The exercise:
Please transcribe the data that follows without the pictures, keeping every word the same.

- - -

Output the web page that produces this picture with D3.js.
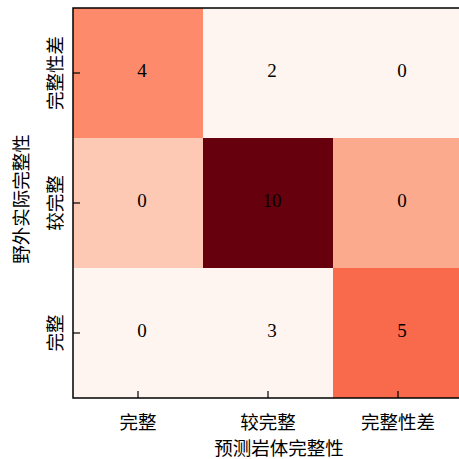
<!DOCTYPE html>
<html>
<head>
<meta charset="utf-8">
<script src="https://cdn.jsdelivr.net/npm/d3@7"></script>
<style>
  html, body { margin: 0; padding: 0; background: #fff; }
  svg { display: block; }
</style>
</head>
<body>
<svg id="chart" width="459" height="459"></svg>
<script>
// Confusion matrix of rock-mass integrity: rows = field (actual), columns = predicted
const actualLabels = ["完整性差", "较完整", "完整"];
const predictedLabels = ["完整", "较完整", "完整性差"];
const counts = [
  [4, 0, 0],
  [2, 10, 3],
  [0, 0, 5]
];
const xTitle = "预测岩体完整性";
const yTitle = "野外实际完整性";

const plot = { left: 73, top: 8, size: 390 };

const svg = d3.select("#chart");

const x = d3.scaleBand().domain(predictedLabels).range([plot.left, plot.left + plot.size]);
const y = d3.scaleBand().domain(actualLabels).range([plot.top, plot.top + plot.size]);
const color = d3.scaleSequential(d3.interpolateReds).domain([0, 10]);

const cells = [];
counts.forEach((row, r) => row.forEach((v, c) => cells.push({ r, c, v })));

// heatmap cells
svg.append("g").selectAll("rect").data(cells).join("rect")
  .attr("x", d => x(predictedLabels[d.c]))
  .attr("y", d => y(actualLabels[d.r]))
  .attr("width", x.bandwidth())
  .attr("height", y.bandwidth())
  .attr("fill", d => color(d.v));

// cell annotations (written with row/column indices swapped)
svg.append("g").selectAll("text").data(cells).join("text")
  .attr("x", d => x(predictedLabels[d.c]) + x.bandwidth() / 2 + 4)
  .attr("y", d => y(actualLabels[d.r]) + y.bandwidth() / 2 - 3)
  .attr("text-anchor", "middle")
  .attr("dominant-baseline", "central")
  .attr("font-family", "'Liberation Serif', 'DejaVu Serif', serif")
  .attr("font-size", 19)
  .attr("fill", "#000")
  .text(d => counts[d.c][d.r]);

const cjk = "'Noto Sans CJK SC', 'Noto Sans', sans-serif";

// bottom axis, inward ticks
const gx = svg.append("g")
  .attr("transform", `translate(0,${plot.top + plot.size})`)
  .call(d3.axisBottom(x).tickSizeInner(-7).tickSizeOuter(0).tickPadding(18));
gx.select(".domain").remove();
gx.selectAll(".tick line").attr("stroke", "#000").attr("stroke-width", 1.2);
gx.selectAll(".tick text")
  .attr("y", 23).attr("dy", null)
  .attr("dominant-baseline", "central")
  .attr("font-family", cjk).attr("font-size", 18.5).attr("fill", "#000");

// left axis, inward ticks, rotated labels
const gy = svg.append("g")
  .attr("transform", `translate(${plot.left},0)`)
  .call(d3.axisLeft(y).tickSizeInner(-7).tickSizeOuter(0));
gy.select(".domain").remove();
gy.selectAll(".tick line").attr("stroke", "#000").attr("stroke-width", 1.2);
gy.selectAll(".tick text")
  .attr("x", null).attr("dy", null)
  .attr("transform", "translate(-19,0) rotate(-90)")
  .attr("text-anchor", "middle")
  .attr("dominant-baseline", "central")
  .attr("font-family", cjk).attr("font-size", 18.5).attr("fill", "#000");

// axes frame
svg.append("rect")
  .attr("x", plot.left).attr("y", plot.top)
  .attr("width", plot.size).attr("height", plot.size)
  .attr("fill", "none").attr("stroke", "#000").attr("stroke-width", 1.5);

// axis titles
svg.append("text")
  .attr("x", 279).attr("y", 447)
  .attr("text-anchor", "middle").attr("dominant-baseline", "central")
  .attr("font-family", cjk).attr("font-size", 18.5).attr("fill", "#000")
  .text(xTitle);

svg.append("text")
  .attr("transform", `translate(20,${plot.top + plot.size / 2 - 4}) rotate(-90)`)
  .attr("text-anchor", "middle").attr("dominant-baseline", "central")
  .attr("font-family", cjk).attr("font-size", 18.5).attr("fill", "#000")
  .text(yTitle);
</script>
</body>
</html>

- - -

Worked solution:
Output the web page that produces this picture with D3.js.
<!DOCTYPE html>
<html>
<head>
<meta charset="utf-8">
<script src="https://cdn.jsdelivr.net/npm/d3@7"></script>
<style>
  html, body { margin: 0; padding: 0; background: #fff; }
  svg { display: block; }
</style>
</head>
<body>
<svg id="chart" width="459" height="459"></svg>
<script>
// Confusion matrix of rock-mass integrity: rows = field (actual), columns = predicted
const actualLabels = ["完整性差", "较完整", "完整"];
const predictedLabels = ["完整", "较完整", "完整性差"];
const counts = [
  [4, 0, 0],
  [2, 10, 3],
  [0, 0, 5]
];
const xTitle = "预测岩体完整性";
const yTitle = "野外实际完整性";

const plot = { left: 73, top: 8, size: 390 };

const svg = d3.select("#chart");

const x = d3.scaleBand().domain(predictedLabels).range([plot.left, plot.left + plot.size]);
const y = d3.scaleBand().domain(actualLabels).range([plot.top, plot.top + plot.size]);
const color = d3.scaleSequential(d3.interpolateReds).domain([0, 10]);

const cells = [];
counts.forEach((row, r) => row.forEach((v, c) => cells.push({ r, c, v })));

// heatmap cells
svg.append("g").selectAll("rect").data(cells).join("rect")
  .attr("x", d => x(predictedLabels[d.c]))
  .attr("y", d => y(actualLabels[d.r]))
  .attr("width", x.bandwidth())
  .attr("height", y.bandwidth())
  .attr("fill", d => color(d.v));

// cell annotations (written with row/column indices swapped)
svg.append("g").selectAll("text").data(cells).join("text")
  .attr("x", d => x(predictedLabels[d.c]) + x.bandwidth() / 2 + 4)
  .attr("y", d => y(actualLabels[d.r]) + y.bandwidth() / 2 - 3)
  .attr("text-anchor", "middle")
  .attr("dominant-baseline", "central")
  .attr("font-family", "'Liberation Serif', 'DejaVu Serif', serif")
  .attr("font-size", 19)
  .attr("fill", "#000")
  .text(d => counts[d.c][d.r]);

const cjk = "'Noto Sans CJK SC', 'Noto Sans', sans-serif";

// bottom axis, inward ticks
const gx = svg.append("g")
  .attr("transform", `translate(0,${plot.top + plot.size})`)
  .call(d3.axisBottom(x).tickSizeInner(-7).tickSizeOuter(0).tickPadding(18));
gx.select(".domain").remove();
gx.selectAll(".tick line").attr("stroke", "#000").attr("stroke-width", 1.2);
gx.selectAll(".tick text")
  .attr("y", 23).attr("dy", null)
  .attr("dominant-baseline", "central")
  .attr("font-family", cjk).attr("font-size", 18.5).attr("fill", "#000");

// left axis, inward ticks, rotated labels
const gy = svg.append("g")
  .attr("transform", `translate(${plot.left},0)`)
  .call(d3.axisLeft(y).tickSizeInner(-7).tickSizeOuter(0));
gy.select(".domain").remove();
gy.selectAll(".tick line").attr("stroke", "#000").attr("stroke-width", 1.2);
gy.selectAll(".tick text")
  .attr("x", null).attr("dy", null)
  .attr("transform", "translate(-19,0) rotate(-90)")
  .attr("text-anchor", "middle")
  .attr("dominant-baseline", "central")
  .attr("font-family", cjk).attr("font-size", 18.5).attr("fill", "#000");

// axes frame
svg.append("rect")
  .attr("x", plot.left).attr("y", plot.top)
  .attr("width", plot.size).attr("height", plot.size)
  .attr("fill", "none").attr("stroke", "#000").attr("stroke-width", 1.5);

// axis titles
svg.append("text")
  .attr("x", 279).attr("y", 447)
  .attr("text-anchor", "middle").attr("dominant-baseline", "central")
  .attr("font-family", cjk).attr("font-size", 18.5).attr("fill", "#000")
  .text(xTitle);

svg.append("text")
  .attr("transform", `translate(20,${plot.top + plot.size / 2 - 4}) rotate(-90)`)
  .attr("text-anchor", "middle").attr("dominant-baseline", "central")
  .attr("font-family", cjk).attr("font-size", 18.5).attr("fill", "#000")
  .text(yTitle);
</script>
</body>
</html>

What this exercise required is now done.